Researchers at Caltech have developed a way to eke more energy out of solar power— collecting freshly charged particles before they have an opportunity to cool off, so to speak.
This fundamental research could one day help scientists harvest energy from the sun more efficiently than by the natural photosynthesis used by plants. A study describing the process was published on July 27 by the journal Nature Materials.
Electrical charge exists in the form of negatively charged free electrons and positively charged "holes." While electrons are subatomic particles that move through materials, holes are the absence of an electron within an atomic lattice, where an electron could exist. Holes attract free electrons, and can be thought of as positively charged quasiparticles. When the two combine—or rather, when an electron fills a hole—they effectively disappear and no longer move, meaning that they no longer transport charge.
One of the fundamental processes of natural photosynthesis is the separation of electrons from holes, and then the "collection" of these free, charged quasiparticles—called "carriers."
Not all carriers are created equal. When excited by a broad-spectrum light source, like the sun, carriers get very excited and carry a lot of energy—becoming "hot carriers." Soon after, they drop down to a lower energy state and become "relaxed carriers." Currently, solar panels are capable of separating and harvesting only relaxed carriers, which is part of why solar panel efficiencies tend to hover in the 15-20 percent range.
"If hot carriers, transporting more energy, could be captured, we would be able to wring three to four times as much energy from solar power," says Harry Atwater, corresponding author of the Nature Materials paper. Atwater is the Howard Hughes Professor of Applied Physics and Materials Science and director of the Joint Center for Artificial Photosynthesis (JCAP). JCAP was established as a Department of Energy (DOE) Energy Innovation Hub in 2010, with a charge to develop new and effective ways to turn sunlight into chemical fuels.
Atwater and his colleagues demonstrated, for the first time, a charge-separation process that leads to the collection of the hot carriers. They created a junction between a metal (gold) and a semiconductor (gallium nitride), and then used laser pulses to excite electron-hole pairs. Less than 200 femtoseconds after each laser pulse—before the carriers have time to relax to a lower energy state—they hit the pair with another burst of light called a probe, separating the electrons from the holes, and keeping the holes open—"collecting" them while they were still "hot." (For reference, a femtosecond is one millionth of one billionth of a second.)

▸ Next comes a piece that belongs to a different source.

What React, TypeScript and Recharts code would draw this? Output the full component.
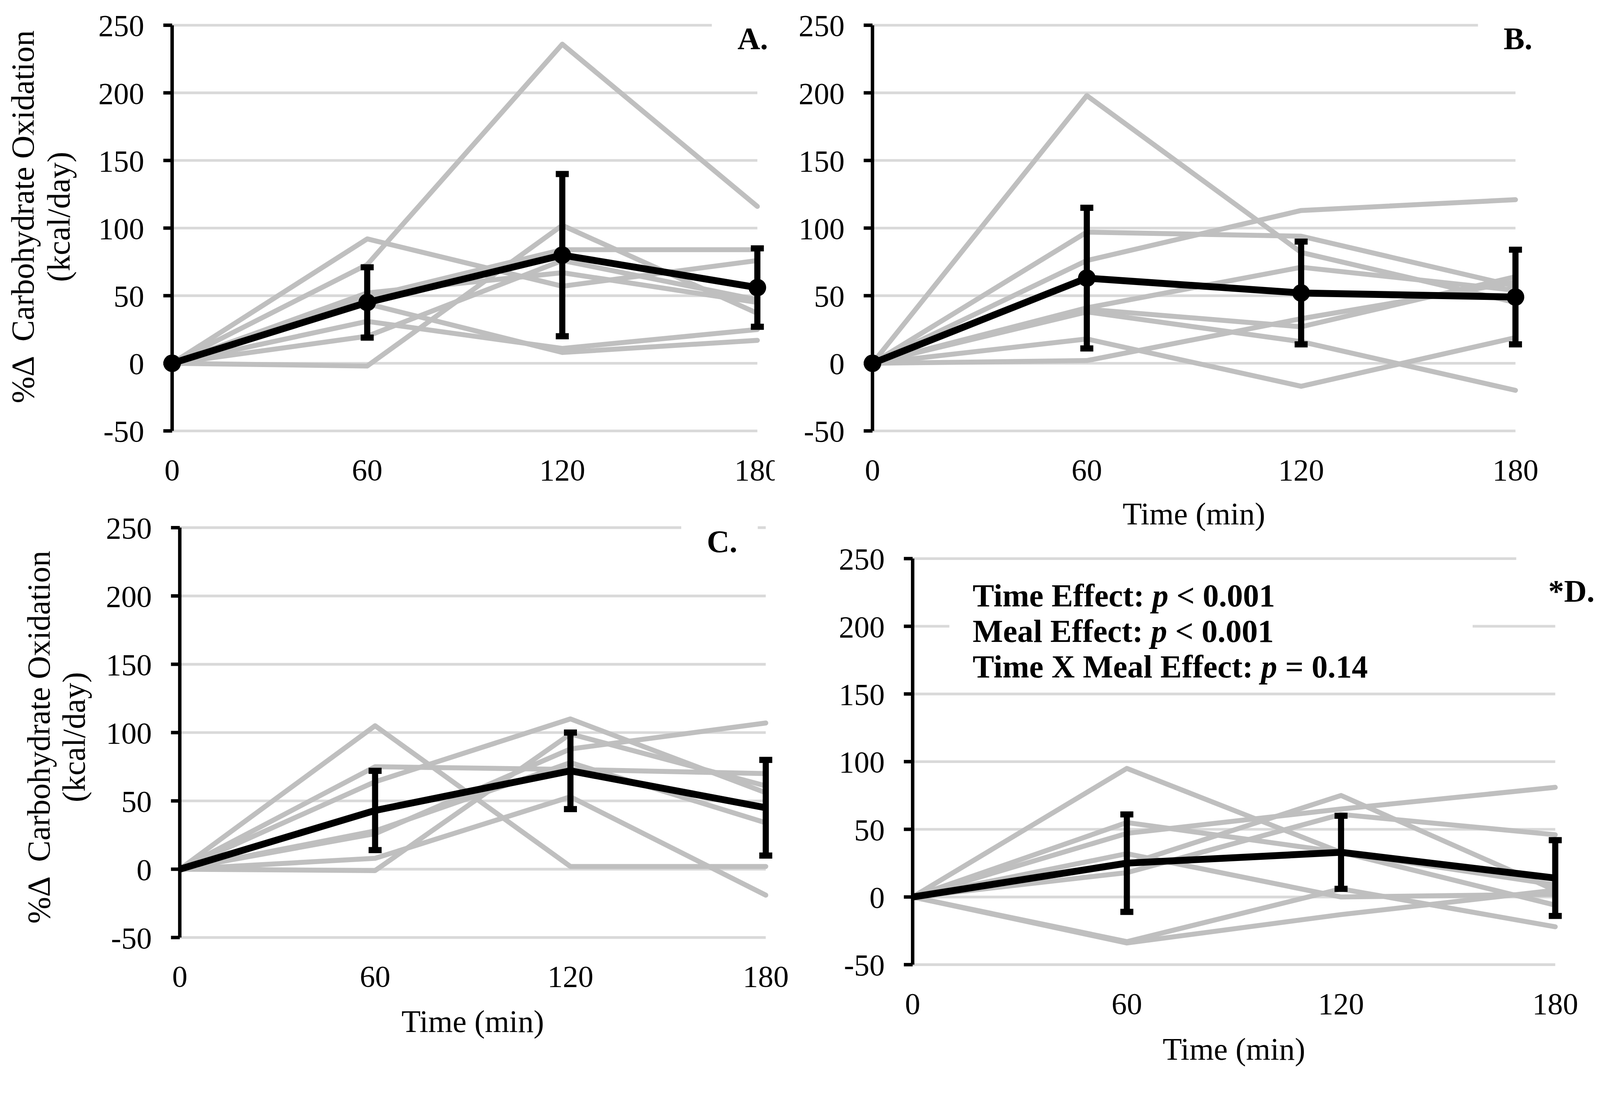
import React from "react";
import { LineChart, Line, XAxis, YAxis, CartesianGrid, ErrorBar } from "recharts";

const TIMES = [0, 60, 120, 180];
const Y_TICKS = [-50, 0, 50, 100, 150, 200, 250];

// A. individual subjects (% change), group mean and error
const A_SUBJECTS = [
  [0, 73, 236, 116],
  [0, 92, 57, 76],
  [0, 52, 67, 45],
  [0, -2, 102, 37],
  [0, 20, 76, 47],
  [0, 49, 84, 84],
  [0, 44, 8, 17],
  [0, 31, 11, 25],
];
const A_MEAN = [0, 45, 80, 56];
const A_ERR = [0, 26, 60, 29];

// B.
const B_SUBJECTS = [
  [0, 198, 82, 45],
  [0, 97, 94, 57],
  [0, 76, 113, 121],
  [0, 41, 71, 54],
  [0, 40, 27, 64],
  [0, 2, 33, 60],
  [0, 38, 16, -20],
  [0, 18, -17, 19],
];
const B_MEAN = [0, 63, 52, 49];
const B_ERR = [0, 52, 38, 35];

// C.
const C_SUBJECTS = [
  [0, 105, 2, 2],
  [0, 64, 110, 56],
  [0, 75, 73, 70],
  [0, -1, 99, 61],
  [0, 26, 88, 107],
  [0, 28, 78, 34],
  [0, 8, 53, -19],
];
const C_MEAN = [0, 43, 72, 45];
const C_ERR = [0, 29, 28, 35];

// D.
const D_SUBJECTS = [
  [0, 95, 33, -6],
  [0, 55, 33, 9],
  [0, 47, 65, 81],
  [0, 24, 75, 5],
  [0, 18, 61, 46],
  [0, 32, 0, 2],
  [0, -33, 6, -22],
  [0, -34, -13, 5],
];
const D_MEAN = [0, 25, 33, 14];
const D_ERR = [0, 36, 27, 28];

const SERIF = '"Liberation Serif", "Times New Roman", serif';
const GRAY = "#bfbfbf";
const GRID = "#d9d9d9";
const PAGE_W = 4183;
const PAGE_H = 2812;

function buildRows(subjects: number[][], mean: number[], err: number[]) {
  return TIMES.map((t, i) => {
    const row: Record<string, number> = { t, mean: mean[i], err: err[i] };
    subjects.forEach((s, k) => {
      row[`s${k}`] = s[i];
    });
    return row;
  });
}

function YTitle({ x1, x2, cy }: { x1: number; x2: number; cy: number }) {
  const common = { textAnchor: "middle" as const, fontSize: 84, fontFamily: SERIF, fill: "#000" };
  return (
    <g>
      <text transform={`translate(${x1},${cy}) rotate(-90)`} {...common} style={{ whiteSpace: "pre" }}>
        {"%Δ  Carbohydrate Oxidation"}
      </text>
      <text transform={`translate(${x2},${cy}) rotate(-90)`} {...common}>
        (kcal/day)
      </text>
    </g>
  );
}

type PanelProps = {
  subjects: number[][];
  mean: number[];
  err: number[];
  left: number;
  top: number;
  width: number;
  height: number;
  margin: { top: number; right: number; left: number; bottom: number };
  yAxisWidth: number;
  xAxisHeight: number;
  markers?: boolean;
  xTitleOffset?: number;
  yTitle?: { x1: number; x2: number; cy: number };
};

function Panel(p: PanelProps) {
  const data = buildRows(p.subjects, p.mean, p.err);
  const tick = { fill: "#000", fontSize: 80, fontFamily: SERIF };
  return (
    <div style={{ position: "absolute", left: p.left, top: p.top, width: p.width, height: p.height }}>
      <LineChart width={p.width} height={p.height} data={data} margin={p.margin}>
        <CartesianGrid vertical={false} stroke={GRID} strokeWidth={7} />
        <XAxis
          type="number" dataKey="t" domain={[0, 180]} ticks={TIMES} interval={0}
          axisLine={false} tickLine={false} tickSize={0} tickMargin={72}
          height={p.xAxisHeight} tick={tick}
          label={
            p.xTitleOffset != null
              ? { value: "Time (min)", position: "insideBottom", offset: p.xTitleOffset, fill: "#000", fontSize: 82, fontFamily: SERIF }
              : undefined
          }
        />
        <YAxis
          type="number" domain={[-50, 250]} ticks={Y_TICKS} interval={0}
          width={p.yAxisWidth} tick={tick} tickSize={23} tickMargin={50}
          axisLine={{ stroke: "#000", strokeWidth: 9 }}
          tickLine={{ stroke: "#000", strokeWidth: 9 }}
          label={p.yTitle ? { content: () => <YTitle {...p.yTitle!} /> } : undefined}
        />
        {p.subjects.map((_, k) => (
          <Line
            key={k} dataKey={`s${k}`} stroke={GRAY} strokeWidth={13} dot={false}
            strokeLinejoin="round" strokeLinecap="round" isAnimationActive={false}
          />
        ))}
        <Line
          dataKey="mean" stroke="#000" strokeWidth={18} strokeLinejoin="round"
          dot={p.markers ? { r: 23, fill: "#000", stroke: "#000", strokeWidth: 0 } : false}
          activeDot={false} isAnimationActive={false}
        >
          <ErrorBar dataKey="err" direction="y" width={17} strokeWidth={16} stroke="#000" isAnimationActive={false} />
        </Line>
      </LineChart>
    </div>
  );
}

const box: React.CSSProperties = {
  position: "absolute",
  background: "#fff",
  fontFamily: SERIF,
  fontWeight: "bold",
  fontSize: 82,
  lineHeight: "82px",
  color: "#000",
  whiteSpace: "nowrap",
  boxSizing: "border-box",
};

export default function App() {
  // the browser may lay the page out narrower than 4183 css px; fit the figure to it
  const vw = typeof window !== "undefined" && window.innerWidth ? window.innerWidth : PAGE_W;
  const fit = Math.min(1, vw / PAGE_W);
  return (
    <div
      style={{
        position: "absolute", left: 0, top: 0, width: PAGE_W, height: PAGE_H,
        background: "#fff", fontFamily: SERIF, transform: `scale(${fit})`, transformOrigin: "0 0",
      }}
    >
      <Panel
        subjects={A_SUBJECTS} mean={A_MEAN} err={A_ERR}
        left={0} top={0} width={2025} height={1300}
        margin={{ top: 66, right: 45, left: 0, bottom: 0 }}
        yAxisWidth={450} xAxisHeight={173} markers
        yTitle={{ x1: 88, x2: 182, cy: 567 }}
      />
      <Panel
        subjects={B_SUBJECTS} mean={B_MEAN} err={B_ERR}
        left={2028} top={0} width={2155} height={1400}
        margin={{ top: 66, right: 221, left: 0, bottom: 0 }}
        yAxisWidth={253} xAxisHeight={273} markers xTitleOffset={28}
      />
      <Panel
        subjects={C_SUBJECTS} mean={C_MEAN} err={C_ERR}
        left={0} top={1300} width={2062} height={1420}
        margin={{ top: 80, right: 60, left: 0, bottom: 0 }}
        yAxisWidth={470} xAxisHeight={268} xTitleOffset={21}
        yTitle={{ x1: 130, x2: 222, cy: 628 }}
      />
      <Panel
        subjects={D_SUBJECTS} mean={D_MEAN} err={D_ERR}
        left={2080} top={1380} width={2103} height={1432}
        margin={{ top: 81, right: 117, left: 0, bottom: 0 }}
        yAxisWidth={306} xAxisHeight={289} xTitleOffset={40}
      />

      <div style={{ ...box, left: 1861, top: 50, width: 170, height: 100, paddingLeft: 67, paddingTop: 11 }}>A.</div>
      <div style={{ ...box, left: 3864, top: 50, width: 200, height: 100, paddingLeft: 67, paddingTop: 11 }}>B.</div>
      <div style={{ ...box, left: 1781, top: 1360, width: 200, height: 110, paddingLeft: 67, paddingTop: 16 }}>C.</div>
      <div style={{ ...box, left: 3964, top: 1440, width: 219, height: 160, paddingLeft: 84, paddingTop: 66 }}>*D.</div>

      <div
        style={{
          ...box, left: 2482, top: 1480, width: 1368, height: 320,
          paddingLeft: 61, paddingTop: 31, fontSize: 84, lineHeight: "93px",
        }}
      >
        <div>Time Effect: <i>p</i> &lt; 0.001</div>
        <div>Meal Effect: <i>p</i> &lt; 0.001</div>
        <div>Time X Meal Effect: <i>p</i> = 0.14</div>
      </div>
    </div>
  );
}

In addition to harvesting hot holes, the team was able to observe how the holes relaxed down to a lower energy state—gaining insight into how the process works. They were surprised to discover that when they harvested a hot hole, it changed the relaxation dynamics of the paired hot electron. "The goal was to collect both electrons and holes, but instead we were able to collect holes and watch the relaxation process," Atwater says. "It was a welcome surprise. We didn't know or expect that the electron and hole relaxation processes would be so interdependent."
"We're still developing basic insights into how to harvest hot carriers. But mastering this is going to be crucial to a more efficient conversion of sunlight into usable energy," Atwater says.
The paper is titled "Ultrafast Hot-Hole Injection Modifies Hot-Electron Dynamics in Au/p-GaN Heterostructures." The two co-lead authors are former Caltech postdocs Giulia Tagliabue and Joseph S. DuChene, now at the Ecole Polytechnique Federale Lausanne (EPFL) in Switzerland and the University of Massachusetts, respectively. Co-authors include Caltech alumna Wen-Hui Cheng (PhD '20), now at Stanford University. Other co-authors are Mohamed Abdellah, Yocefu Hattori, and Jacinto Sá of Uppsala University in Sweden; Adela Habib and former postdoc Ravishankar Sundararaman of Rensselaer Polytechnic Institute in New York; David J. Gosztola of Argonne National Laboratory in Illinois; Kaibo Zheng of the Technical University of Denmark; and Sophie E. Canton of Deutsche Elektronen Synchrotron (DESY) in Germany. This research was funded by JCAP.